Samedi dernier en rentrant des courses, dans la rue devant chez toi tu croises un voisin venu te rendre un livre à lui prêté quelques jours plus tôt. Il te dit un truc auquel attention tu ne portes sur-le-champ : Merci l’ami puis, après un silence, Merci frère. Deux secondes plus tard tu te souviens que personne ne t’a appelé frère depuis plus de 40 ans. Tombent les dominos vers le passé, vers les tombes qui tombent à leur tour.

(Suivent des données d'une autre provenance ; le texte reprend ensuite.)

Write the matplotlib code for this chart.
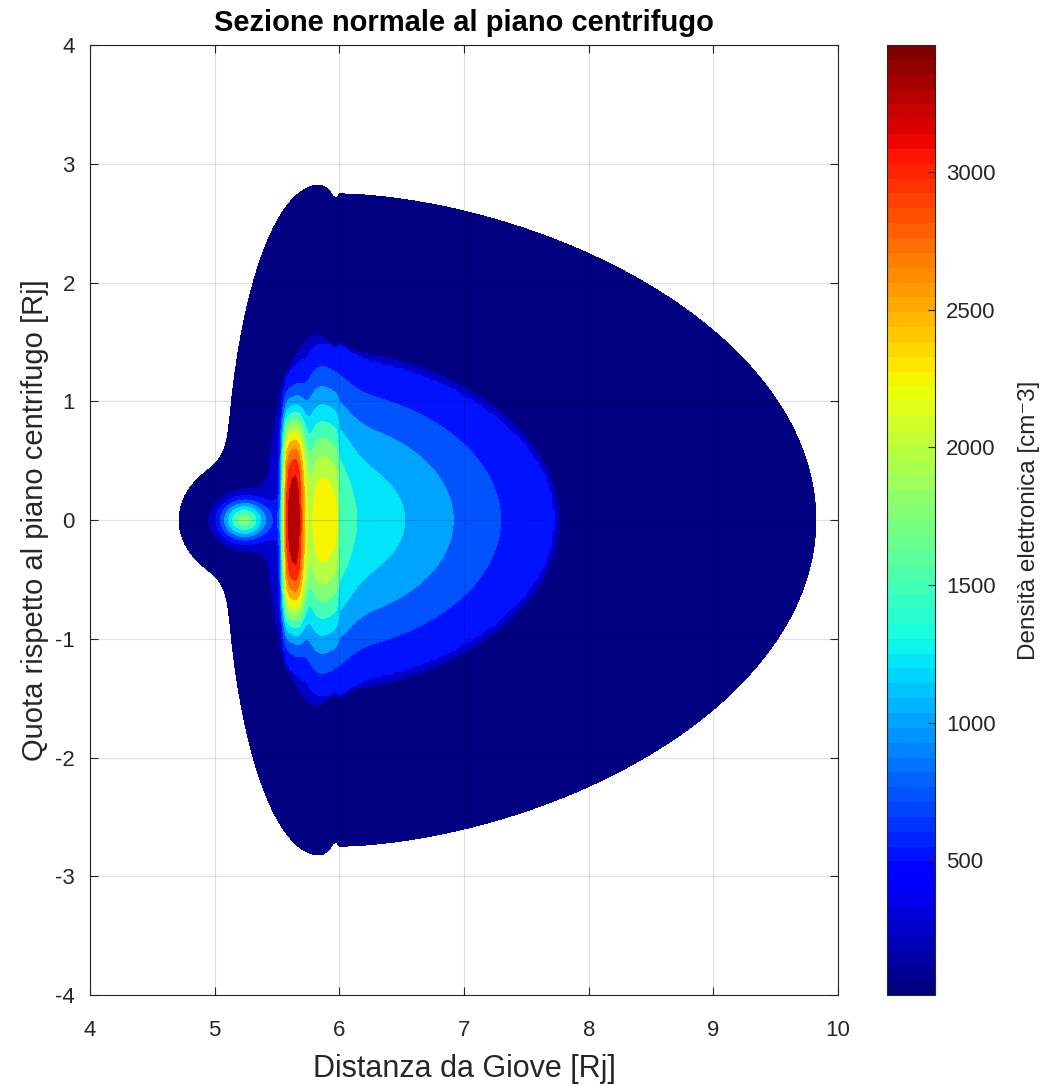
import numpy as np
import matplotlib.pyplot as plt
from matplotlib.colors import Normalize
from matplotlib.cm import ScalarMappable

plt.rcParams['font.family'] = ['Liberation Sans', 'DejaVu Sans']
plt.rcParams['axes.unicode_minus'] = False

# Torus components
# centre [Rj], peak density [cm^-3], radial width [Rj], radial exponent, scale height [Rj]
warm = [5.92, 1450, 0.20, 4.0, 1.10]
warm_tail = [5.87, 458, 0.20, 2.0, 1.33]
cold = [5.23, 1750, 0.19, 2.0, 0.17]
cold_halo = [5.20, 60, 0.35, 2.0, 0.35]
extended = [6.00, 1450, 1.665, 1.65, 1.33]
# ribbon: centre, peak, inner width, outer width, inner exp, outer exp, core height
ribbon = [5.625, 2675, 0.086, 0.098, 4.0, 2.8, 0.88]
ribbon_halo = [0.25, 1.2]   # fraction, scale height
# broad envelope: inner part (centre, peak, left width, right width, height) and outer part
env_inner = [5.84, 1030, 0.35, 0.30, 1.31]
env_inner_edge = 0.20       # right width of the inner envelope outside the core
env_outer = [6.00, 810, 1.60, 1.70, 1.31]
r_split = 6.0               # inner / outer model boundary [Rj]
n_cut = 500                 # core cut-off [cm^-3]
n_min = 10                  # nothing drawn below this

levels = [n_min] + list(range(250, 3500, 250))
cbar_ticks = [500, 1000, 1500, 2000, 2500, 3000]
x_ticks = [4, 5, 6, 7, 8, 9, 10]
y_ticks = [-4, -3, -2, -1, 0, 1, 2, 3, 4]


def prof(x, w, p=2.0):
    return np.exp(-np.abs(x / w) ** p)


r = np.arange(4.0, 10.0001, 0.025)
z = np.arange(-4.0, 4.0001, 0.025)
R, Z = np.meshgrid(r, z)

c, n0, wi, wo, pi, po, h = ribbon
inside = R < c
rib = n0 * prof(R - c, np.where(inside, wi, wo), np.where(inside, pi, po)) \
    * ((1 - ribbon_halo[0]) * prof(Z, h, 4) + ribbon_halo[0] * prof(Z, ribbon_halo[1]))
c, n0, w, p, h = warm
wrm = n0 * prof(R - c, w, p) * prof(Z, h)
c, n0, w, p, h = warm_tail
tail = n0 * prof(R - c, w, p) * prof(Z, h)
c, n0, w, p, h = extended
ext = n0 * prof(np.maximum(R - c, 0), w, p) * prof(Z, h)
c, n0, w, p, h = cold
cld = n0 * prof(R - c, w, p) * prof(Z, h)
c, n0, w, p, h = cold_halo
halo = n0 * prof(np.hypot(R - c, Z), w, p)

c, n0, wl, wr, h = env_inner
env_a = n0 * prof(R - c, np.where(R < c, wl, wr)) * prof(Z, h)
env_a_edge = n0 * prof(R - c, np.where(R < c, wl, env_inner_edge)) * prof(Z, h)
c, n0, w, p, h = env_outer
env_b = n0 * np.where(R >= c, prof(R - c, w, p), prof(R - c, 0.07)) * prof(Z, h)
env = np.maximum(env_a_edge, env_b)

left = env_a + wrm + rib
right = ext + tail
base = np.where(R < r_split,
                np.where(left >= n_cut, left, env),
                np.where(right >= n_cut, right, env))
dens = base + cld + halo

vmax = dens.max()
norm = Normalize(n_min, vmax)
cmap = plt.get_cmap('jet', 64)
band_colors = [cmap(norm(v)) for v in levels]

fig = plt.figure(figsize=(10.52, 10.85), dpi=100)
ax = fig.add_axes([0.0856, 0.0829, 0.7110, 0.8756])
cax = fig.add_axes([0.8432, 0.0829, 0.0456, 0.8756])

ax.contourf(R, Z, dens, levels=levels + [vmax * 1.001], colors=band_colors)

txt = (0.15, 0.15, 0.15)
ax.set_xlim(4, 10)
ax.set_ylim(-4, 4)
ax.set_xticks(x_ticks)
ax.set_yticks(y_ticks)
ax.grid(True, color='k', alpha=0.13, lw=0.8)
ax.set_axisbelow(False)
ax.tick_params(direction='in', top=True, right=True, length=6, width=0.8,
               labelsize=16, colors=txt)
ax.tick_params(axis='x', pad=18)
ax.tick_params(axis='y', pad=11)
for s in ax.spines.values():
    s.set_color(txt)
    s.set_linewidth(0.8)
ax.set_xlabel('Distanza da Giove [Rj]', fontsize=22, color=txt, labelpad=9)
ax.set_ylabel('Quota rispetto al piano centrifugo [Rj]', fontsize=21, color=txt, labelpad=4)
ax.set_title('Sezione normale al piano centrifugo', fontsize=21, fontweight='bold',
             color='k', pad=10)

cb = fig.colorbar(ScalarMappable(norm=norm, cmap=cmap), cax=cax, ticks=cbar_ticks)
cb.ax.tick_params(direction='in', length=5, width=0.8, labelsize=16, colors=txt, pad=8)
cb.outline.set_edgecolor(txt)
cb.outline.set_linewidth(0.8)
cb.set_label('Densità elettronica [cm⁻3]', fontsize=17.5, color=txt, labelpad=16)

fig.savefig('out.png', dpi=100)
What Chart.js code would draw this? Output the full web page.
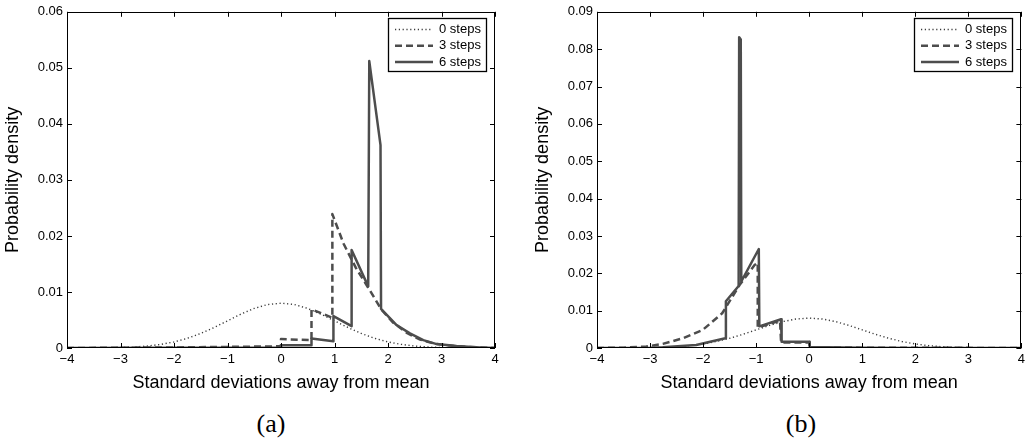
<!DOCTYPE html>
<html>
<head>
<meta charset="utf-8">
<script src="https://cdn.jsdelivr.net/npm/chart.js@4.4.1/dist/chart.umd.min.js"></script>
<style>
  html, body { margin: 0; padding: 0; background: #fff; }
  body { width: 1029px; height: 444px; position: relative; overflow: hidden; }
  canvas { position: absolute; top: 0; }
  #chartA { left: 0; }
  #chartB { left: 530px; }
  .panel { position: absolute; top: 411px; width: 60px; text-align: center;
           font: 26px/26px "Liberation Serif", "Times New Roman", serif; color: #000; }
</style>
</head>
<body>
<canvas id="chartA" width="515" height="398"></canvas>
<canvas id="chartB" width="499" height="398"></canvas>
<div class="panel" style="left:241px">(a)</div>
<div class="panel" style="left:771px">(b)</div>
<script>
// ticks
const xTicks = [-4, -3, -2, -1, 0, 1, 2, 3, 4];
const yTicksA = [0, 0.01, 0.02, 0.03, 0.04, 0.05, 0.06];
const yTicksB = [0, 0.01, 0.02, 0.03, 0.04, 0.05, 0.06, 0.07, 0.08, 0.09];
const stepLabels = ['0 steps', '3 steps', '6 steps'];

// 0 steps (same curve in both panels)
const normX = [-4, -3.5, -3, -2.75, -2.5, -2.25, -2, -1.75, -1.5, -1.25, -1, -0.75, -0.5, -0.25, 0,
               0.25, 0.5, 0.75, 1, 1.25, 1.5, 1.75, 2, 2.25, 2.5, 2.75, 3, 3.5, 4];
const normY = [0, 0.00002, 0.00009, 0.00018, 0.00035, 0.00064, 0.00108, 0.00173, 0.0026, 0.00366, 0.00485, 0.00604, 0.00706, 0.00776, 0.008,
               0.00776, 0.00706, 0.00604, 0.00485, 0.00366, 0.0026, 0.00173, 0.00108, 0.00064, 0.00035, 0.00018, 0.00009, 0.00002, 0];

// panel (a)
const a3X = [-4, -2, -1, 0, 0, 0.57, 0.57, 0.96, 0.96, 1.17, 1.4, 1.66, 1.88, 2.1, 2.35, 2.6, 2.9, 3.3, 3.7, 4];
const a3Y = [0, 0.0001, 0.0002, 0.0003, 0.0016, 0.0014, 0.0069, 0.0054, 0.0239, 0.0186, 0.0143, 0.0103, 0.0068, 0.0045, 0.0027, 0.0015, 0.0007, 0.0003, 0.0001, 0];
const a6X = [-4, 0, 0, 0.57, 0.57, 0.98, 0.98, 1.32, 1.32, 1.63, 1.65, 1.86, 1.87, 2.16, 2.41, 2.66, 2.91, 3.28, 3.72, 4];
const a6Y = [0, 0.0001, 0.0005, 0.0005, 0.0017, 0.0012, 0.0057, 0.0039, 0.0175, 0.011, 0.0512, 0.0362, 0.007, 0.0041, 0.0026, 0.0014, 0.0007, 0.00035, 0.0001, 0];

// panel (b)
const b3X = [-4, -3.5, -3.07, -2.76, -2.38, -2.01, -1.64, -1.31, -1.03, -0.97, -0.97, -0.55, -0.53, 0, 0.01, 1, 4];
const b3Y = [0, 0.0001, 0.0004, 0.0011, 0.0026, 0.0048, 0.0093, 0.0169, 0.0222, 0.0228, 0.0055, 0.0073, 0.0015, 0.0015, 0.0002, 0.0001, 0];
const b6X = [-4, -3, -2.76, -2.13, -1.58, -1.57, -1.33, -1.32, -1.29, -1.28, -0.95, -0.94, -0.53, -0.52, 0, 0.01, 1, 2, 4];
const b6Y = [0, 0.0001, 0.0002, 0.0008, 0.0026, 0.0125, 0.0166, 0.0832, 0.0826, 0.0178, 0.0265, 0.0058, 0.0077, 0.0017, 0.0017, 0.0003, 0.0001, 0, 0];

const FONT = '"Liberation Sans", Arial, Helvetica, sans-serif';

function pts(xs, ys) {
    return xs.map((x, i) => ({ x: x, y: ys[i] }));
}

// axes box, inward ticks and boxed legend (matlab style)
const frame = {
    id: 'frame',
    afterDatasetsDraw(chart) {
        const { ctx, chartArea, scales } = chart;
        const { left, right, top, bottom } = chartArea;
        ctx.save();
        ctx.strokeStyle = '#000';
        ctx.lineWidth = 1;
        ctx.beginPath();
        scales.x.ticks.forEach(t => {
            const px = Math.round(scales.x.getPixelForValue(t.value)) + 0.5;
            ctx.moveTo(px, bottom); ctx.lineTo(px, bottom - 5);
            ctx.moveTo(px, top); ctx.lineTo(px, top + 5);
        });
        scales.y.ticks.forEach(t => {
            const py = Math.round(scales.y.getPixelForValue(t.value)) + 0.5;
            ctx.moveTo(left, py); ctx.lineTo(left + 5, py);
            ctx.moveTo(right, py); ctx.lineTo(right - 5, py);
        });
        ctx.stroke();
        ctx.strokeRect(Math.round(left) + 0.5, Math.round(top) + 0.5,
                       Math.round(right - left) - 1, Math.round(bottom - top) - 1);

        // legend
        const bw = 98, bh = 53;
        const bx = Math.round(right - 9 - bw), by = Math.round(top + 6);
        ctx.fillStyle = '#fff';
        ctx.fillRect(bx, by, bw, bh);
        ctx.lineWidth = 1.3;
        ctx.strokeRect(bx + 0.5, by + 0.5, bw, bh);
        chart.data.datasets.forEach((ds, i) => {
            const ly = by + 11.5 + i * 16.3;
            ctx.save();
            ctx.strokeStyle = ds.borderColor;
            ctx.lineWidth = ds.borderWidth;
            ctx.setLineDash(ds.borderDash || []);
            ctx.beginPath();
            ctx.moveTo(bx + 7, ly);
            ctx.lineTo(bx + 45, ly);
            ctx.stroke();
            ctx.restore();
            ctx.fillStyle = '#000';
            ctx.font = '13px ' + FONT;
            ctx.textBaseline = 'middle';
            ctx.fillText(ds.label, bx + 51, ly);
        });
        ctx.restore();
    }
};

function makeChart(id, yTicks, rightPad, s3, s6) {
    const datasets = [
        { label: stepLabels[0], data: pts(normX, normY), borderColor: '#3a3a3a', borderWidth: 1.4, borderDash: [1.2, 2.6], order: 2 },
        { label: stepLabels[1], data: pts(s3[0], s3[1]), borderColor: '#4d4d4d', borderWidth: 2.5, borderDash: [7, 4], order: 1 },
        { label: stepLabels[2], data: pts(s6[0], s6[1]), borderColor: '#4d4d4d', borderWidth: 2.5, borderDash: [], order: 0 }
    ];
    return new Chart(document.getElementById(id), {
        type: 'line',
        data: { datasets: datasets },
        options: {
            responsive: false,
            animation: false,
            layout: { padding: { top: 11, right: rightPad, left: 0, bottom: 0 } },
            plugins: { legend: { display: false }, tooltip: { enabled: false } },
            elements: {
                point: { radius: 0 },
                line: { tension: 0, borderJoinStyle: 'round', fill: false }
            },
            scales: {
                x: {
                    type: 'linear',
                    min: xTicks[0],
                    max: xTicks[xTicks.length - 1],
                    afterBuildTicks: s => { s.ticks = xTicks.map(v => ({ value: v })); },
                    afterFit: s => { s.height = 50; },
                    grid: { display: false, drawTicks: false },
                    border: { display: false },
                    ticks: {
                        padding: 4, color: '#000', maxRotation: 0, autoSkip: false,
                        font: { family: FONT, size: 13 },
                        callback: v => (v < 0 ? '\u2212' + (-v) : String(v))
                    },
                    title: {
                        display: true, text: 'Standard deviations away from mean', color: '#000',
                        font: { family: FONT, size: 18 }, padding: { top: 0, bottom: 4 }
                    }
                },
                y: {
                    type: 'linear',
                    min: yTicks[0],
                    max: yTicks[yTicks.length - 1],
                    afterBuildTicks: s => { s.ticks = yTicks.map(v => ({ value: v })); },
                    afterFit: s => { s.width = 67; },
                    grid: { display: false, drawTicks: false },
                    border: { display: false },
                    ticks: {
                        padding: 4, color: '#000', autoSkip: false,
                        font: { family: FONT, size: 13 },
                        callback: v => (v === 0 ? '0' : v.toFixed(2))
                    },
                    title: {
                        display: true, text: 'Probability density', color: '#000',
                        font: { family: FONT, size: 18 }, padding: { top: 2, bottom: 0 }
                    }
                }
            }
        },
        plugins: [frame]
    });
}

makeChart('chartA', yTicksA, 20, [a3X, a3Y], [a6X, a6Y]);
makeChart('chartB', yTicksB, 4, [b3X, b3Y], [b6X, b6Y]);
</script>
</body>
</html>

Toi si petit ordinairement, perdu parmi les flux, tu t’en sens grandi, transformé indiciblement, mais ça peut s’exprimer. L’air est plus léger, le bruit des heureux s’estompe, les pauvres mystères réintègrent leur sens exact de pauvres mystères et le sens des maux en est tout modifié. La ville bruisse de milles gestes par-delà les murs de la gare, on entendrait les baisers voler. D’ailleurs, il s’en faut de peu pour que l’ami tu n’embrasses.

Le lendemain midi, on pouvait lire dans Le Monde un entretien avec Élisabeth de Fontenay. Le journal interroge chaque semaine une personnalité sur les instants décisifs de son existence. La philosophe, après avoir retracé le secret dont furent entourées, en famille, ses origines juives, évoque son frère déficient. À son propos, elle a ces mots :

« Il a fait de moi une femme de gauche. Il m’a fait détester tout ce qui est de l’ordre de la compétition, de la rivalité, de la performance, j’ajouterais même des grandes écoles, moi qui aurais pourtant rêvé d’être normalienne. Entendre des parents se vanter de ce que leur enfant est le meilleur en classe m’est odieux.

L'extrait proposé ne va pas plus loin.